Though they’re essentially just coach seats, Main Cabin Select seats have six inches of more legroom with 38 inches of pitch—so I didn’t have to bend my legs at all if I didn’t want to. The fare included:
-Complimentary food and drink including alcohol and specialty drinks like bottled iced tea.
-All the entertainment was free.
-I got priority check-in and security screening in the premium class lines (which actually were faster this time at both LAX and JFK!).
-I was one of the first to board since Main Cabin Select boarding is right after first class, which is just 8 seats.
-I could also check a single bag of up to 50 lbs for free (instead of paying $25), which was good since my trip was for just about a week.
I’m a bit of a control freak, so I like going onto a flight knowing as much as possible about what’s going to happen and be available on board as possible. I checked out the Flying With Us tab, and was able to scan all the entertainment options including movies on demand, satellite TV, radio and games, and everything on the menu (since my flight was over 2 hours).
I also liked the fact that I knew for sure my flight would have GoGo in-flight WiFi, which meant I could spend the flight working and wouldn’t lose an entire day of productivity flying from coast to coast.
For the seat itself, yes, it was nice having the extra room and not having to get up every time my seatmate wanted to use the lavatory, plus it was nice to scroll through the movies and be able to pick anything I wanted to watch. If my flights hadn’t been early morning ones, I might even have indulged in a cocktail or two since they would have been free, but I settled for some snacks and a sandwich. Here’s a note of advice: order early because they ran out of options I wanted on both flights.
Because I had the bulkhead seat, it was also difficult to use the table as a desk since it was so far away from my seat, so I had to keep my computer on my lap in order to get work done, though it was nice to have a personal power port to keep my laptop charged (every row of the plane has two).
Here’s where we get to the real question: is the experience worth it?

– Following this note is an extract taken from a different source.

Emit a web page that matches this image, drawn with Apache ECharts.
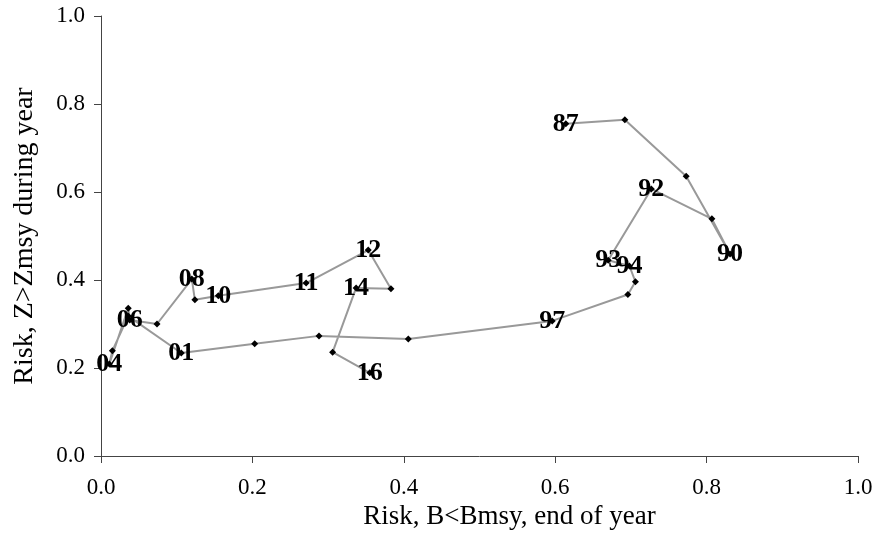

I priced it out, just to check. My flight would have cost just $279.60 in the Main Cabin, but the same itinerary costs nearly four times as much in Main Cabin Select, ringing in at a grand total of $1063.60. Luckily I had a voucher that I used, so I wasn’t on the hook for the fare.
In terms of Elevate points I’d earn, which are calculated at the rate of 5 Elevate points per dollar spent on base fare (excluding taxes and fees), I’d earn 1,290 points on the base fare in Main Cabin, and 5,210 in Main Cabin Select.
Just to put it in perspective, in Elevate points, the same roundtrip itinerary would cost me either 12,000 points plus $5 for Main Cabin, or 48,466 points plus $5 for Main Cabin Select—over four times as much!
There is a last-minute upgrade option that opens 24 hours in advance on Virgin America, but for some reason on my flights, it wasn’t available for moving from Main Cabin to Main Cabin Select or from Main Cabin Select to First Class, even though there were open seats. However, according to this chart on Virgin America’s website, for my flights, to upgrade from the Main Cabin to Main Cabin Select on each leg would have cost $129 each way plus taxes and fees. Much more affordable, though it basically doubles the base Main Cabin fare, and you’d be hard pressed to order enough entertainment and food to make up the cost.
Personally, I like the perks of priority check-in, boarding, baggage and not worrying about being nickel-and-dimed for every little expense while basically being held captive aboard an airplane, but the price differential is just way too expensive for the actual difference in service and product you get flying Main Cabin Select.